Though older, the sheer size of the KC-135 fleet means it is more readily available for operations.

Lyons would not say how much longer the Air Force will keep the 28 KC-135s past their intended retirement, but said that maintainers are working "very, very hard" to improve the overall readiness rate of the fleet

The KC-135 fleet's average mission-capable rate stands at 74 percent, according to fiscal 2017 numbers reported by Defense News.
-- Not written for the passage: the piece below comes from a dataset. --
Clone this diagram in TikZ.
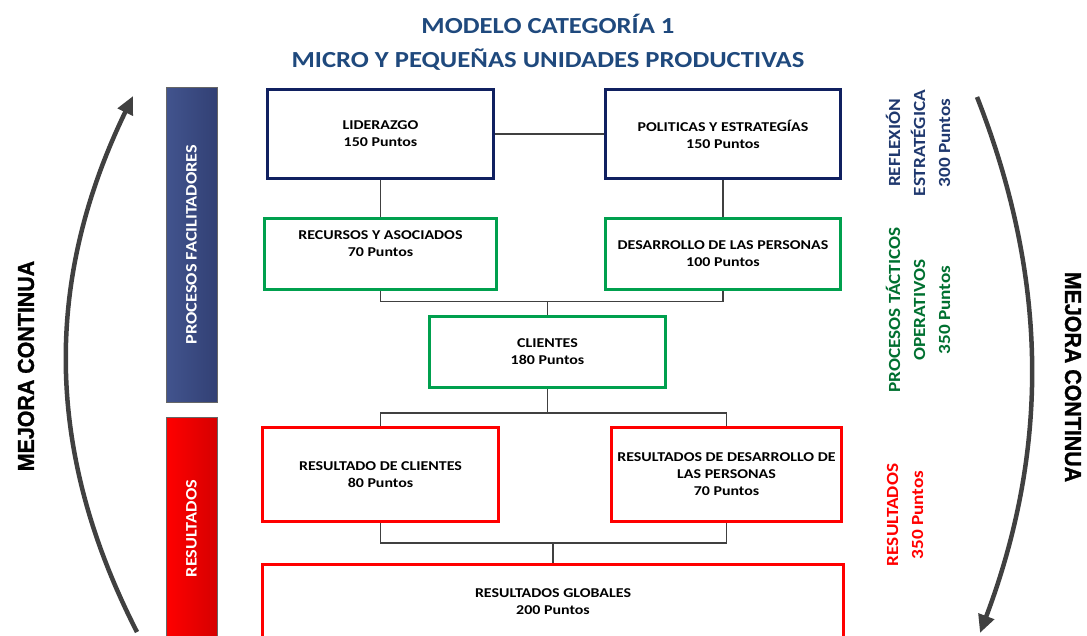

Mission-capable rates measure how effectively aircraft can be ready for their primary mission, or to deploy at a moment's notice.

"In the KC-135 fleet, for example, we're unable to meet that 85 percent goal," Lyons said Tuesday, referencing the service's stated goal of 80 to 90 percent readiness for its aircraft fleets. "The Air Force is working very, very hard to improve that readiness in the near term. That would generate more tails available for mission."

In written testimony to the committee, Lyons said the service, with the help of Congress, will see what fleet numbers it has to work with "over the next decade."

"We strongly advocate for continued congressional support to enhance tanker readiness and balance new aircraft fielding with aging aircraft divestiture in order to retain the necessary number of accessible [tanker] assets over the next decade," he wrote.

Even as the KC-46 continues to experience setbacks, Lyons told lawmakers "the decision to deliver, I think, was a good one."

Boeing Co. was supposed to deliver the initial 18 aerial refueling planes by August 2017. After a series of delays, the first aircraft was transported from Boeing's Washington state facility to McConnell Air Force Base, Kansas, on Jan. 25.

The Air Force announced earlier this year that it would accept the tanker, which is based on the 767 airliner, despite the fact it still has deficiencies, predominantly with its remote vision system, that Boeing has agreed to fix after delivery.

The systemic issue, which will require a software and hardware update, may take three to four years to fix, officials have said.